“Il teatro degli illusi” è il primo lavoro musicale di Piero Lo Vuolo, irpino Doc. Questo album è nato da un’esigenza personale dell’artista. La musica lo ha accompagnato dagli 11 anni: pianoforte e basso, le prime jam session nei locali di Avellino e provincia. Gli anni della adolescenza e quelli successivi ad essa Piero li passa quasi sempre suonando con diversi gruppi in giro per la Campania. Poi il lavoro, il suo Bistrot Hirpinian Cluster nel centro storico di Avellino e per dodici anni gli strumenti sono stati accantonati, o meglio, confinati alle mura domestiche. E’ proprio lì che è nato questo disco.
“Mi sono chiuso nel mio mondo musicale popolato dai De Andrè, Tenco, Rino Gaetano, Piero Ciampi – racconta Piero – e pian piano ho iniziato a prendere coscienza che riuscivo a scrivere dei testi ed a musicarli”. Il Teatro degli illusi è la vita vera. E’ ciò che accade tutti i giorni in una società in cui ciascuno indossa una o più maschere. “Illusi lo siamo un po’ tutti”. “C’è chi ha un lavoro ed è convinto che quell’impiego valga più del suo essere uomo”. Nella copertina dell’album i burattini de Il Teatro degli illusi sono mossi da Piero. Da burattino diventa il burattinaio. Lo fa attraverso questi 11 brani, muovendo i personaggi con i suoi finti capelli lunghi.
Ad osservare lo spettacolo ci sono i figli Marco, Adelaide, la moglie Carmen, ma anche la cagnetta Paz: “E’ stata la mia compagna di vita fino al novembre del 2020”. C’è anche il desiderio di lasciare un testamento: “Resterà un ricordo per i miei figli. Avranno sempre una voce da poter riascoltare. Cosa che non ho di mio padre”. In questo lavoro musicale Lo Vuolo compie il suo percorso ponendo l’accento sulle asperità della società in cui vive.

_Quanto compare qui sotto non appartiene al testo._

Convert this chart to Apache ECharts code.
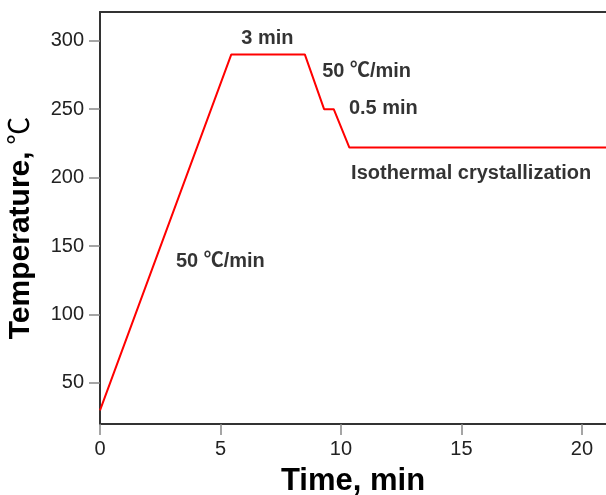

Come in “A volte” (le occasioni raccolte e mancate della vita), in “Libera la mente” (protagonisti i giovani costretti ad emigrare). Lo sguardo diventa autobiografico in “Chiedimi se”, in “Ho preso il vino” e nella title track “Il teatro degli illusi”.

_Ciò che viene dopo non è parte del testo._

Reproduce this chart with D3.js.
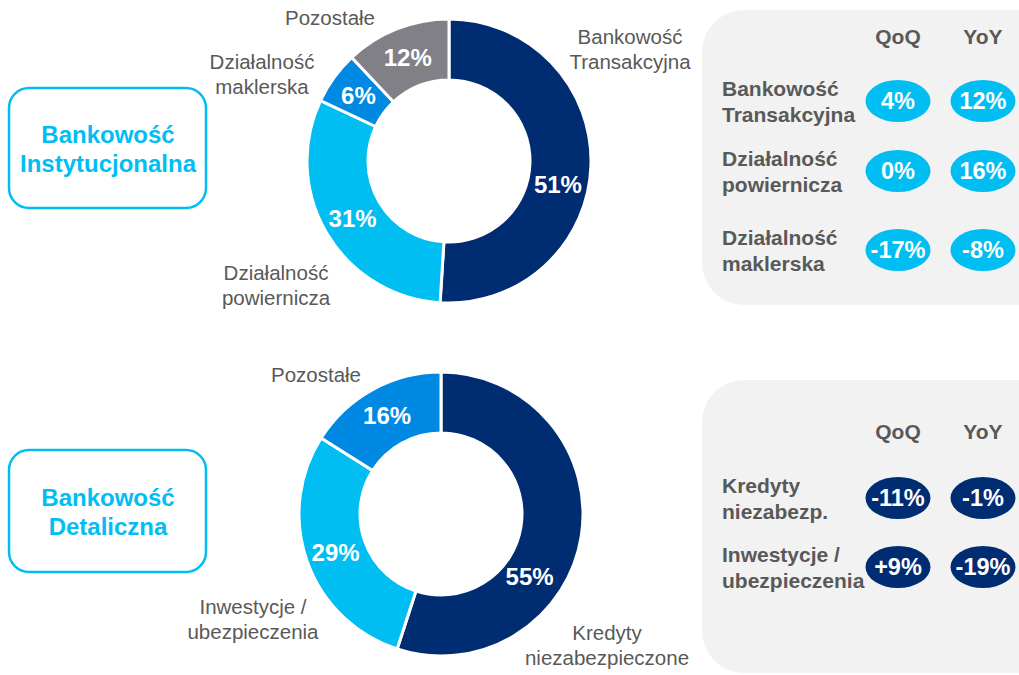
<!DOCTYPE html>
<html>
<head>
<meta charset="utf-8">
<script src="https://cdn.jsdelivr.net/npm/d3@7"></script>
<style>
  body { margin: 0; background: #fff; }
  svg { display: block; font-family: "Liberation Sans", Arial, sans-serif; }
</style>
</head>
<body>
<div id="chart"></div>
<script>
// segment names and shares (%)
const instSegments = ["Bankowość\nTransakcyjna", "Działalność\npowiernicza", "Działalność\nmaklerska", "Pozostałe"];
const instShares = [51, 31, 6, 12];
const retailSegments = ["Kredyty\nniezabezpieczone", "Inwestycje /\nubezpieczenia", "Pozostałe"];
const retailShares = [55, 29, 16];

// growth tables
const instRows = ["Bankowość\nTransakcyjna", "Działalność\npowiernicza", "Działalność\nmaklerska"];
const instQoQ = ["4%", "0%", "-17%"];
const instYoY = ["12%", "16%", "-8%"];
const retailRows = ["Kredyty\nniezabezp.", "Inwestycje /\nubezpieczenia"];
const retailQoQ = ["-11%", "+9%"];
const retailYoY = ["-1%", "-19%"];
const colHeaders = ["QoQ", "YoY"];

const NAVY = "#002d72", SKY = "#00bdf2", BLUE = "#0089e3", GREY = "#808086", TXT = "#595959";

const width = 1019, height = 675;
const svg = d3.select("#chart").append("svg")
    .attr("width", width)
    .attr("height", height);

function multiline(sel, str, lh) {
    const lines = str.split("\n");
    lines.forEach(function (l, i) {
        sel.append("tspan").attr("x", sel.attr("x")).attr("dy", i === 0 ? 0 : lh).text(l);
    });
}

function drawTitleBox(y, h, title) {
    svg.append("rect")
        .attr("x", 9).attr("y", y).attr("width", 197).attr("height", h)
        .attr("rx", 20)
        .style("fill", "#fff").style("stroke", SKY).style("stroke-width", 2.5);
    const t = svg.append("text")
        .attr("x", 108).attr("y", y + h / 2 - 5)
        .attr("text-anchor", "middle")
        .style("font-size", "24px").style("font-weight", "bold").style("fill", SKY);
    multiline(t, title, 29);
}

function drawDonut(cx, cy, values, names, colors, labelPos, pctNudge) {
    const pie = d3.pie().sort(null).value(d => d);
    const arcs = pie(values);
    const arc = d3.arc().innerRadius(81).outerRadius(142);
    const labelArc = d3.arc().innerRadius(112).outerRadius(112);

    const g = svg.append("g").attr("transform", `translate(${cx},${cy})`);
    g.selectAll("path.slice")
        .data(arcs)
        .enter().append("path")
        .attr("class", "slice")
        .attr("d", arc)
        .style("fill", (d, i) => colors[i])
        .style("stroke", "#fff")
        .style("stroke-width", 3);

    g.selectAll("text.pct")
        .data(arcs)
        .enter().append("text")
        .attr("class", "pct")
        .attr("transform", function (d, i) {
            const c = labelArc.centroid(d);
            const n = pctNudge[i] || [0, 0];
            return `translate(${c[0] + n[0]},${c[1] + n[1]})`;
        })
        .attr("dy", "0.36em")
        .attr("text-anchor", "middle")
        .style("font-size", "24px").style("font-weight", "bold").style("fill", "#fff")
        .text(d => d.data + "%");

    names.forEach(function (name, i) {
        const t = svg.append("text")
            .attr("x", labelPos[i][0]).attr("y", labelPos[i][1])
            .attr("text-anchor", "middle")
            .style("font-size", "20.5px").style("fill", TXT);
        multiline(t, name, 25);
    });
}

function drawTable(y, h, rows, qoq, yoy, pillColor, headerY, rowYs) {
    svg.append("rect")
        .attr("x", 702).attr("y", y).attr("width", 360).attr("height", h)
        .attr("rx", 42)
        .style("fill", "#f2f2f2");

    const colX = [898, 983];
    colHeaders.forEach(function (c, i) {
        svg.append("text")
            .attr("x", colX[i]).attr("y", headerY).attr("dy", "0.35em")
            .attr("text-anchor", "middle")
            .style("font-size", "21px").style("font-weight", "bold").style("fill", TXT)
            .text(c);
    });

    rows.forEach(function (r, i) {
        const ry = rowYs[i];
        const t = svg.append("text")
            .attr("x", 722).attr("y", ry - 5)
            .style("font-size", "21px").style("font-weight", "bold").style("fill", TXT);
        multiline(t, r, 26);
        [qoq[i], yoy[i]].forEach(function (v, j) {
            svg.append("ellipse")
                .attr("cx", colX[j]).attr("cy", ry)
                .attr("rx", 32.5).attr("ry", 21)
                .style("fill", pillColor);
            svg.append("text")
                .attr("x", colX[j]).attr("y", ry).attr("dy", "0.36em")
                .attr("text-anchor", "middle")
                .style("font-size", "23.5px").style("font-weight", "bold").style("fill", "#fff")
                .text(v);
        });
    });
}

// top section
drawTitleBox(88, 120, "Bankowość\nInstytucjonalna");
drawDonut(449, 161, instShares, instSegments, [NAVY, SKY, BLUE, GREY],
    [[630, 44], [276, 280], [262, 69], [330, 25]],
    [[-3, 20], [0, 0], [0, 0], [0, 0]]);
drawTable(10, 295, instRows, instQoQ, instYoY, SKY, 37, [101, 171, 250]);

// bottom section
drawTitleBox(450, 122, "Bankowość\nDetaliczna");
drawDonut(441, 514, retailShares, retailSegments, [NAVY, SKY, BLUE],
    [[607, 640], [253, 614], [316, 382]],
    [[-22, 45], [0, 0], [0, 0]]);
drawTable(380, 293, retailRows, retailQoQ, retailYoY, NAVY, 432, [498, 567]);
</script>
</body>
</html>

I testi e le musiche di Lo Vuolo hanno avuto la fortuna di incontrare gli arrangiamenti del maestro Gabriele Grifa. Piero gioca a fare il Ciampi con la vocalità di Mannarino e con tratti che ricordano Cisco dei Modena City Ramblers. Ci sono poi tre dediche particolari. “Giù” per il piccolo Giuseppe, “Venerdì”, è per sua madre e per tutte le mamme. Un commento a parte merita “Ritorno alla vita”: “Faccio fatica a cantarla. Nel 2004, il giorno precedente al mio compleanno, fu diagnosticato un tumore a mio padre. Quella stessa sera scrissi tutta la partitura a pianoforte. L’anno dopo, nel maggio del 2005, mio padre venne a mancare. Quella melodia è rimasta senza parole per 7 anni. Non sapevo che l’avrei dedicata proprio a lui. In una sera insonne è nato il testo: i consigli di un padre ad un figlio, il legame tra un padre ed un figlio”.